- TASK DETAILS -
In this exercise, return the whole listing exactly, excluding any images.

- INFORMATION SHOWN -
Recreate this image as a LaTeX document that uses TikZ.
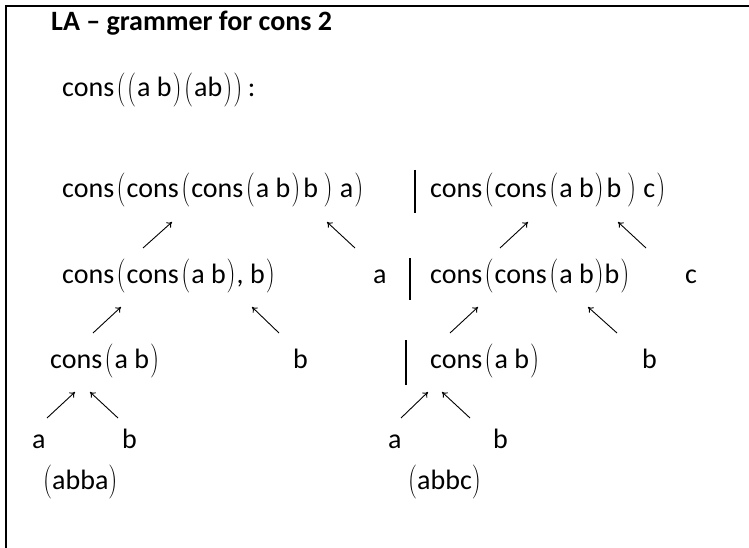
\documentclass[tikz,border=0pt]{standalone}
\usepackage{graphicx}
\usepackage{fontspec}
\setmainfont{Carlito}
\usetikzlibrary{arrows.meta}
\newcommand{\pglyph}[1]{\raisebox{-1.5pt}{\resizebox*{9pt}{34pt}{\fontfamily{lmr}\selectfont#1}}}
\newcommand{\lp}{\hspace{2.5pt}\pglyph{(}\hspace{1pt}}
\newcommand{\rp}{\hspace{1pt}\pglyph{)}\hspace{1pt}}
\begin{document}
\begin{tikzpicture}[x=1pt,y=-1pt,
  txt/.style={inner sep=0pt, anchor=base west, font=\fontsize{28}{34}\selectfont},
  ttl/.style={inner sep=0pt, anchor=base west, font=\fontsize{28}{34}\selectfont\bfseries},
  bar/.style={line width=2.6pt},
  frame/.style={line width=2.4pt},
  arr/.style={line width=0.9pt, -{To[length=5pt,width=7pt]}}]
\useasboundingbox (0,0) rectangle (749,548);
% frame
\coordinate (fbl) at (6,548);
\coordinate (ftl) at (6,6);
\coordinate (ftr) at (749,6);
\draw[frame] (fbl) -- (ftl) -- (ftr);
% title
\node[ttl] (title) at (51,31) {LA -- grammer for cons 2};
% row 0
\node[txt] (r0) at (62,97) {cons\lp\hspace{-2pt}\lp a b\rp\hspace{-1pt}\lp ab\rp\hspace{-1pt}\rp\,:};
% row 1
\node[txt] (r1l) at (62,197) {cons\lp cons\lp cons\lp a b\rp\hspace{2pt}b\,\rp\ a\rp};
\node[txt] (r1r) at (430,197) {cons\lp cons\lp a b\rp\hspace{2pt}b\,\rp\ c\rp};
\coordinate (b1t) at (415,170); \coordinate (b1b) at (415,213);
\draw[bar] (b1t) -- (b1b);
% arrows row2 -> row1
\coordinate (a1s) at (143,248); \coordinate (a1e) at (172,222);
\coordinate (a2s) at (355,248); \coordinate (a2e) at (327,222);
\coordinate (a3s) at (500,248); \coordinate (a3e) at (528,222);
\coordinate (a4s) at (646,248); \coordinate (a4e) at (618,222);
\draw[arr] (a1s) -- (a1e);
\draw[arr] (a2s) -- (a2e);
\draw[arr] (a3s) -- (a3e);
\draw[arr] (a4s) -- (a4e);
% row 2
\node[txt] (r2l) at (62,283) {cons\lp cons\lp a b\rp, b\rp};
\node[txt] (r2a) at (373,283) {a};
\coordinate (b2t) at (410,258); \coordinate (b2b) at (410,300);
\draw[bar] (b2t) -- (b2b);
\node[txt] (r2r) at (430,283) {cons\lp cons\lp a b\rp b\rp};
\node[txt] (r2c) at (685,283) {c};
% arrows row3 -> row2
\coordinate (c1s) at (93,333); \coordinate (c1e) at (121,307);
\coordinate (c2s) at (279,333); \coordinate (c2e) at (252,307);
\coordinate (c3s) at (450,333); \coordinate (c3e) at (478,307);
\coordinate (c4s) at (617,333); \coordinate (c4e) at (588,307);
\draw[arr] (c1s) -- (c1e);
\draw[arr] (c2s) -- (c2e);
\draw[arr] (c3s) -- (c3e);
\draw[arr] (c4s) -- (c4e);
% row 3
\node[txt] (r3l) at (50,368) {cons\lp a b\rp};
\node[txt] (r3b) at (293,368) {b};
\coordinate (b3t) at (406,340); \coordinate (b3b) at (406,385);
\draw[bar] (b3t) -- (b3b);
\node[txt] (r3r) at (430,368) {cons\lp a b\rp};
\node[txt] (r3b2) at (642,368) {b};
% arrows row4 -> row3
\coordinate (d1s) at (47,418); \coordinate (d1e) at (75,392);
\coordinate (d2s) at (118,418); \coordinate (d2e) at (90,392);
\coordinate (d3s) at (401,418); \coordinate (d3e) at (428,392);
\coordinate (d4s) at (470,418); \coordinate (d4e) at (442,392);
\draw[arr] (d1s) -- (d1e);
\draw[arr] (d2s) -- (d2e);
\draw[arr] (d3s) -- (d3e);
\draw[arr] (d4s) -- (d4e);
% row 4
\node[txt] (r4a1) at (32,448) {a};
\node[txt] (r4b1) at (122,448) {b};
\node[txt] (r4a2) at (388,448) {a};
\node[txt] (r4b2) at (493,448) {b};
% row 5
\node[txt] (r5l) at (43,489) {\pglyph{(}abba\pglyph{)}};
\node[txt] (r5r) at (408,489) {\pglyph{(}abbc\pglyph{)}};
\end{tikzpicture}
\end{document}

- SOLUTION FOR THIS EXERCISE -
Recreate this image as a LaTeX document that uses TikZ.
\documentclass[tikz,border=0pt]{standalone}
\usepackage{graphicx}
\usepackage{fontspec}
\setmainfont{Carlito}
\usetikzlibrary{arrows.meta}
\newcommand{\pglyph}[1]{\raisebox{-1.5pt}{\resizebox*{9pt}{34pt}{\fontfamily{lmr}\selectfont#1}}}
\newcommand{\lp}{\hspace{2.5pt}\pglyph{(}\hspace{1pt}}
\newcommand{\rp}{\hspace{1pt}\pglyph{)}\hspace{1pt}}
\begin{document}
\begin{tikzpicture}[x=1pt,y=-1pt,
  txt/.style={inner sep=0pt, anchor=base west, font=\fontsize{28}{34}\selectfont},
  ttl/.style={inner sep=0pt, anchor=base west, font=\fontsize{28}{34}\selectfont\bfseries},
  bar/.style={line width=2.6pt},
  frame/.style={line width=2.4pt},
  arr/.style={line width=0.9pt, -{To[length=5pt,width=7pt]}}]
\useasboundingbox (0,0) rectangle (749,548);
% frame
\coordinate (fbl) at (6,548);
\coordinate (ftl) at (6,6);
\coordinate (ftr) at (749,6);
\draw[frame] (fbl) -- (ftl) -- (ftr);
% title
\node[ttl] (title) at (51,31) {LA -- grammer for cons 2};
% row 0
\node[txt] (r0) at (62,97) {cons\lp\hspace{-2pt}\lp a b\rp\hspace{-1pt}\lp ab\rp\hspace{-1pt}\rp\,:};
% row 1
\node[txt] (r1l) at (62,197) {cons\lp cons\lp cons\lp a b\rp\hspace{2pt}b\,\rp\ a\rp};
\node[txt] (r1r) at (430,197) {cons\lp cons\lp a b\rp\hspace{2pt}b\,\rp\ c\rp};
\coordinate (b1t) at (415,170); \coordinate (b1b) at (415,213);
\draw[bar] (b1t) -- (b1b);
% arrows row2 -> row1
\coordinate (a1s) at (143,248); \coordinate (a1e) at (172,222);
\coordinate (a2s) at (355,248); \coordinate (a2e) at (327,222);
\coordinate (a3s) at (500,248); \coordinate (a3e) at (528,222);
\coordinate (a4s) at (646,248); \coordinate (a4e) at (618,222);
\draw[arr] (a1s) -- (a1e);
\draw[arr] (a2s) -- (a2e);
\draw[arr] (a3s) -- (a3e);
\draw[arr] (a4s) -- (a4e);
% row 2
\node[txt] (r2l) at (62,283) {cons\lp cons\lp a b\rp, b\rp};
\node[txt] (r2a) at (373,283) {a};
\coordinate (b2t) at (410,258); \coordinate (b2b) at (410,300);
\draw[bar] (b2t) -- (b2b);
\node[txt] (r2r) at (430,283) {cons\lp cons\lp a b\rp b\rp};
\node[txt] (r2c) at (685,283) {c};
% arrows row3 -> row2
\coordinate (c1s) at (93,333); \coordinate (c1e) at (121,307);
\coordinate (c2s) at (279,333); \coordinate (c2e) at (252,307);
\coordinate (c3s) at (450,333); \coordinate (c3e) at (478,307);
\coordinate (c4s) at (617,333); \coordinate (c4e) at (588,307);
\draw[arr] (c1s) -- (c1e);
\draw[arr] (c2s) -- (c2e);
\draw[arr] (c3s) -- (c3e);
\draw[arr] (c4s) -- (c4e);
% row 3
\node[txt] (r3l) at (50,368) {cons\lp a b\rp};
\node[txt] (r3b) at (293,368) {b};
\coordinate (b3t) at (406,340); \coordinate (b3b) at (406,385);
\draw[bar] (b3t) -- (b3b);
\node[txt] (r3r) at (430,368) {cons\lp a b\rp};
\node[txt] (r3b2) at (642,368) {b};
% arrows row4 -> row3
\coordinate (d1s) at (47,418); \coordinate (d1e) at (75,392);
\coordinate (d2s) at (118,418); \coordinate (d2e) at (90,392);
\coordinate (d3s) at (401,418); \coordinate (d3e) at (428,392);
\coordinate (d4s) at (470,418); \coordinate (d4e) at (442,392);
\draw[arr] (d1s) -- (d1e);
\draw[arr] (d2s) -- (d2e);
\draw[arr] (d3s) -- (d3e);
\draw[arr] (d4s) -- (d4e);
% row 4
\node[txt] (r4a1) at (32,448) {a};
\node[txt] (r4b1) at (122,448) {b};
\node[txt] (r4a2) at (388,448) {a};
\node[txt] (r4b2) at (493,448) {b};
% row 5
\node[txt] (r5l) at (43,489) {\pglyph{(}abba\pglyph{)}};
\node[txt] (r5r) at (408,489) {\pglyph{(}abbc\pglyph{)}};
\end{tikzpicture}
\end{document}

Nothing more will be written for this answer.